Ich habe mir in meiner ersten Weltcupsaison schon einmal überlegt, ob ich zusammen mit dem absoluten Top-Star Marco Odermatt die Rennpisten besichtigen soll. Letztendlich habe ich mich dagegen entschieden, weil mich das sehr wahrscheinlich verunsichern würde. Ich kann nicht so fahren wie ein Marco Odermatt, ich habe auch einen anderen Fahrstil als Justin Murisier. Ich muss bei gewissen Passagen einen Meter mehr einberechnen als ein Odi. Aber wenn ich mein Ding richtig durchziehe, kann ich eben trotzdem schnell sein.

In Ihrem Freundeskreis werden Sie auch für ihre Qualitäten als Handwerker bewundert. Sie haben parallel zum Skirennsport mit Erfolg eine Lehre als Zimmermann abgeschlossen, in Ihrer Freizeit restaurieren sie alte Autos.
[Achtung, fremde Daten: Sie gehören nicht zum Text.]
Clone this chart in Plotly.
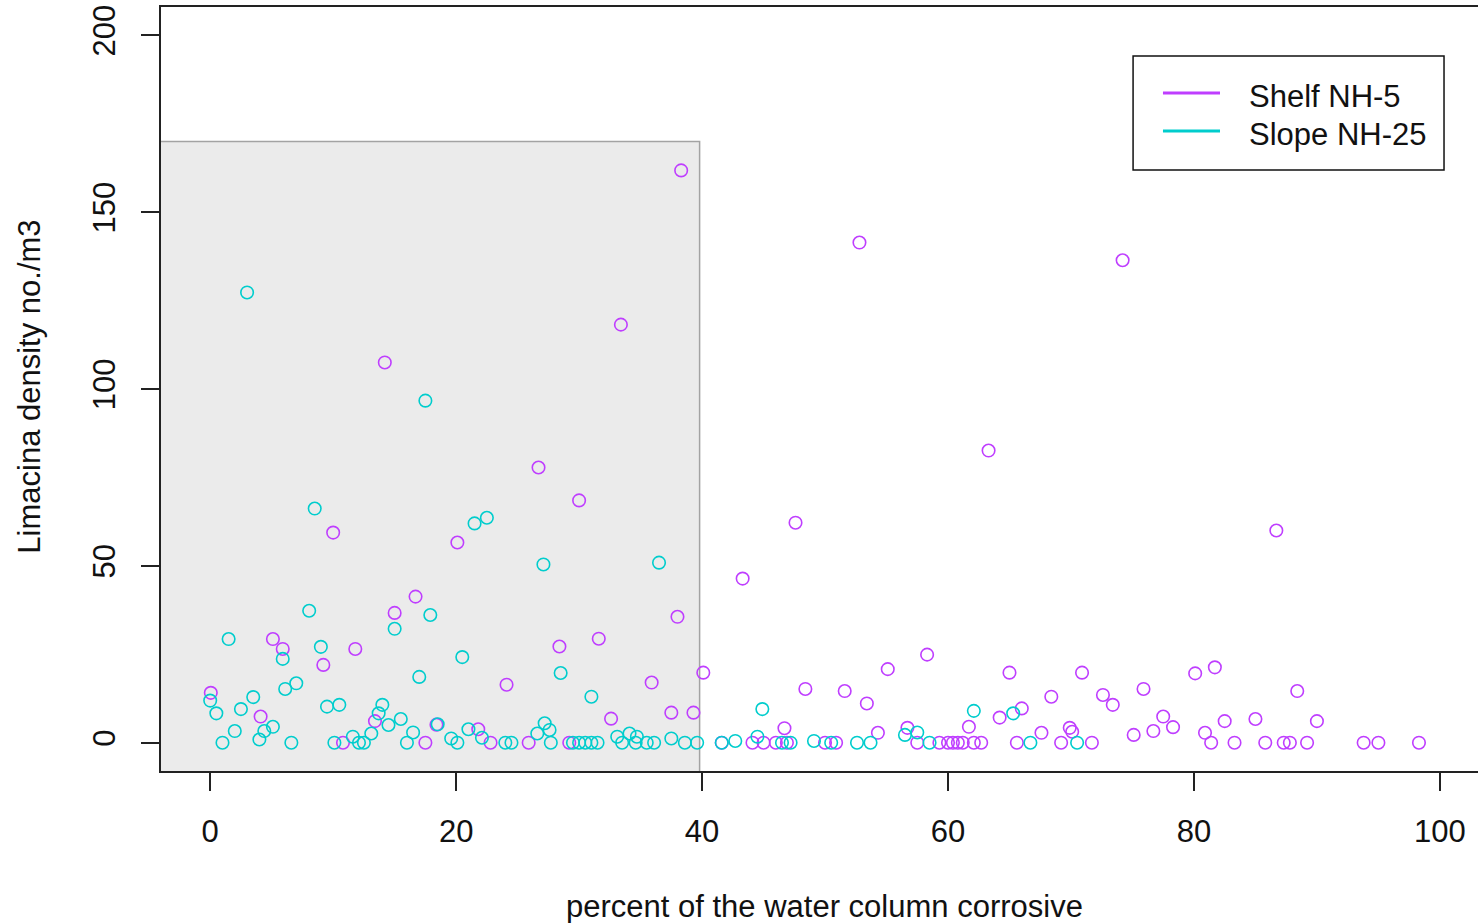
import plotly.graph_objects as go

# Shelf station NH-5: percent of water column corrosive vs Limacina density
shelf_pct = [0.05, 4.1, 5.1, 5.9, 9.2, 10.0, 10.8, 11.8, 13.4, 14.2, 15.0, 16.7, 17.5, 18.4,
             20.1, 21.8, 22.8, 24.1, 25.9, 26.7, 28.4, 29.2, 30.0, 31.6, 32.6, 33.4, 35.9,
             37.5, 38.0, 38.3, 39.3, 40.1, 41.6, 43.3, 44.1, 45.0, 46.0, 46.7, 46.9, 47.6,
             48.4, 50.0, 50.9, 51.6, 52.8, 53.4, 54.3, 55.1, 56.7, 57.5, 58.3, 59.3, 60.0,
             60.4, 60.8, 61.2, 61.7, 62.1, 62.7, 63.3, 64.2, 65.0, 65.6, 66.0, 67.6, 68.4,
             69.2, 69.9, 70.1, 70.9, 71.7, 72.6, 73.4, 74.2, 75.1, 75.9, 76.7, 77.5, 78.3,
             80.1, 80.9, 81.4, 81.7, 82.5, 83.3, 85.0, 85.8, 86.7, 87.3, 87.8, 88.4, 89.2,
             90.0, 93.8, 95.0, 98.3]
shelf_density = [14.1, 7.4, 29.3, 26.5, 22.0, 59.4, 0, 26.5, 6.1, 107.5, 36.7, 41.3, 0, 5.1,
                 56.6, 3.8, 0, 16.4, 0, 77.8, 27.2, 0, 68.5, 29.4, 6.8, 118.2, 17.0,
                 8.5, 35.6, 161.8, 8.5, 19.8, 0, 46.4, 0, 0, 0, 4.1, 0, 62.2,
                 15.2, 0, 0, 14.6, 141.4, 11.1, 2.8, 20.8, 4.2, 0, 24.9, 0, 0,
                 0, 0, 0, 4.5, 0, 0, 82.6, 7.1, 19.8, 0, 9.7, 2.8, 13.0,
                 0, 4.2, 3.1, 19.8, 0, 13.5, 10.7, 136.4, 2.2, 15.2, 3.3, 7.4, 4.4,
                 19.6, 2.8, 0, 21.3, 6.1, 0, 6.7, 0, 60.0, 0, 0, 14.6, 0,
                 6.1, 0, 0, 0]

# Slope station NH-25
slope_pct = [0.0, 0.5, 1.0, 1.5, 2.0, 2.5, 3.0, 3.5, 4.0, 4.4, 5.1, 5.9, 6.1, 6.6, 7.0, 8.05,
             8.5, 9.0, 9.5, 10.1, 10.5, 11.6, 12.1, 12.5, 13.1, 13.7, 14.0, 14.5, 15.0, 15.5,
             16.0, 16.5, 17.0, 17.5, 17.9, 18.5, 19.6, 20.1, 20.5, 21.0, 21.5, 22.1, 22.5,
             24.0, 24.5, 26.6, 27.1, 27.2, 27.6, 27.7, 28.5, 29.5, 30.0, 30.5, 31.0, 31.0,
             31.5, 33.1, 33.5, 34.1, 34.6, 34.7, 35.5, 36.1, 36.5, 37.5, 38.6, 39.6, 41.6,
             42.7, 44.5, 44.9, 46.5, 47.2, 49.1, 50.5, 52.6, 53.7, 56.5, 57.5, 58.5, 62.1,
             65.3, 66.7, 70.5]
slope_density = [11.9, 8.3, 0, 29.3, 3.3, 9.5, 127.3, 12.9, 0.9, 3.3, 4.5, 23.7, 15.2, 0, 16.8, 37.3,
                 66.2, 27.1, 10.2, 0, 10.7, 1.7, 0, 0, 2.6, 8.3, 10.7, 5.0, 32.2, 6.7,
                 0, 2.9, 18.6, 96.7, 36.1, 5.2, 1.2, 0, 24.2, 3.8, 62.0, 1.4, 63.6,
                 0, 0, 2.6, 50.4, 5.5, 3.6, 0, 19.7, 0, 0, 0, 0, 13.0,
                 0, 1.7, 0, 2.6, 0, 1.7, 0, 0, 50.9, 1.2, 0, 0, 0,
                 0.5, 1.7, 9.5, 0, 0, 0.5, 0, 0, 0, 2.2, 2.9, 0, 9.0,
                 8.3, 0, 0]

series_names = ["Shelf NH-5", "Slope NH-25"]
series_colors = ["#BF3EFF", "#00CDCD"]

x_ticks = [0, 20, 40, 60, 80, 100]
y_ticks = [0, 50, 100, 150, 200]

FONT = "Liberation Sans, Arial, sans-serif"
INK = "#111111"

fig = go.Figure()

for name, xs, ys, col in [(series_names[0], shelf_pct, shelf_density, series_colors[0]),
                          (series_names[1], slope_pct, slope_density, series_colors[1])]:
    fig.add_trace(go.Scatter(
        x=xs, y=ys, mode="markers", name=name, showlegend=False,
        marker=dict(symbol="circle-open", size=12.5, color=col, line=dict(width=1.6, color=col)),
    ))

# shaded region: first 40 percent of the water column
fig.add_shape(type="rect", xref="x", yref="y", x0=-5, x1=39.8, y0=-10, y1=170,
              fillcolor="#EBEBEB", line=dict(color="#A3A3A3", width=1.5), layer="below")

# legend box drawn in paper coordinates
fig.add_shape(type="rect", xref="paper", yref="paper", x0=0.7381, x1=0.9742,
              y0=0.7866, y1=0.9359, line=dict(color="#111111", width=1.5),
              fillcolor="white")
for i, (name, col) in enumerate(zip(series_names, series_colors)):
    ly = 0.8874 - i * 0.0497
    fig.add_shape(type="line", xref="paper", yref="paper", x0=0.7608, x1=0.8041,
                  y0=ly, y1=ly, line=dict(color=col, width=3))
    fig.add_annotation(text=name, xref="paper", yref="paper", x=0.8246, y=ly - 0.004,
                       xanchor="left", yanchor="middle", showarrow=False,
                       font=dict(family=FONT, size=31, color=INK))

# axis titles
fig.add_annotation(text="percent of the water column corrosive", xref="paper", yref="paper",
                   x=0.5036, y=-0.178, xanchor="center", yanchor="middle", showarrow=False,
                   font=dict(family=FONT, size=31, color=INK))
fig.add_annotation(text="Limacina density no./m3", xref="paper", yref="paper",
                   x=-0.0995, y=0.503, xanchor="center", yanchor="middle", showarrow=False,
                   textangle=-90, font=dict(family=FONT, size=31, color=INK))

fig.update_layout(
    width=1478, height=923,
    margin=dict(l=161, r=0, t=7, b=152),
    paper_bgcolor="white", plot_bgcolor="white",
    font=dict(family=FONT, size=31, color=INK),
    xaxis=dict(range=[-4, 103.1], tickvals=x_ticks, ticks="outside", ticklen=18,
               tickwidth=1.5, tickcolor="#222", showgrid=False, zeroline=False,
               showline=True, linecolor="#222", linewidth=2, mirror=True,
               ticklabelstandoff=14, tickfont=dict(size=31)),
    yaxis=dict(range=[-8, 208], tickvals=y_ticks, ticks="outside", ticklen=18,
               tickwidth=1.5, tickcolor="#222", showgrid=False, zeroline=False,
               showline=True, linecolor="#222", linewidth=2, mirror=False,
               tickangle=-90, ticklabelstandoff=14, tickfont=dict(size=31)),
)

fig.write_html("out.html")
Auf welchen «Oldtimer» sind Sie besonders stolz?
Der VW Golf 1, den ich von meinem Onkel Theo übernehmen durfte. Von einem solchen Prachtstück habe ich schon als Bub immer geträumt. Und deshalb werde ich dieses Auto nicht so schnell verkaufen.

Aufgrund der langen Verletztenliste gibt es auch im Skirennsport immer mehr Leute, die das Material entschärfen möchten. Können Sie das nachvollziehen?
Es ist für mich nicht einfach, bei diesem Thema mitreden zu können, weil ich ja noch nicht lange in diesem Business bin. Aber als es im letzten Jahr viele Stürze gegeben hat, meinten viele, es sei auf zu viele Rennen innerhalb von einer Woche zurückzuführen. Danach wurde der Weltcup-Kalender entsprechend angepasst. Weil es nun aber wieder zahlreiche Stürze gegeben hat, soll plötzlich das Material die Hauptschuld tragen. Ich glaube das nicht. Ich bin mir ziemlich sicher, dass wir die Verletzungen mit gleichmässig präparierten Pisten stark reduzieren könnten. Fakt ist: Im Spitzensport werden die Grenzen immer ausgelotet. Letztendlich kann jeder Athlet selbst entscheiden, ob er das will oder nicht. Es wird niemand zu einem Start bei einer Abfahrt gezwungen. Wenn einer dieses Risiko nicht mehr eingehen will, soll er es lassen.

Sind Sie süchtig nach diesen Grenzerfahrungen?
Schon ein bisschen, ich mag diesen Adrenalinkick sehr. Die Suche nach dem Limit, herauszufinden, wo die Grenzen sind, macht mir Freude.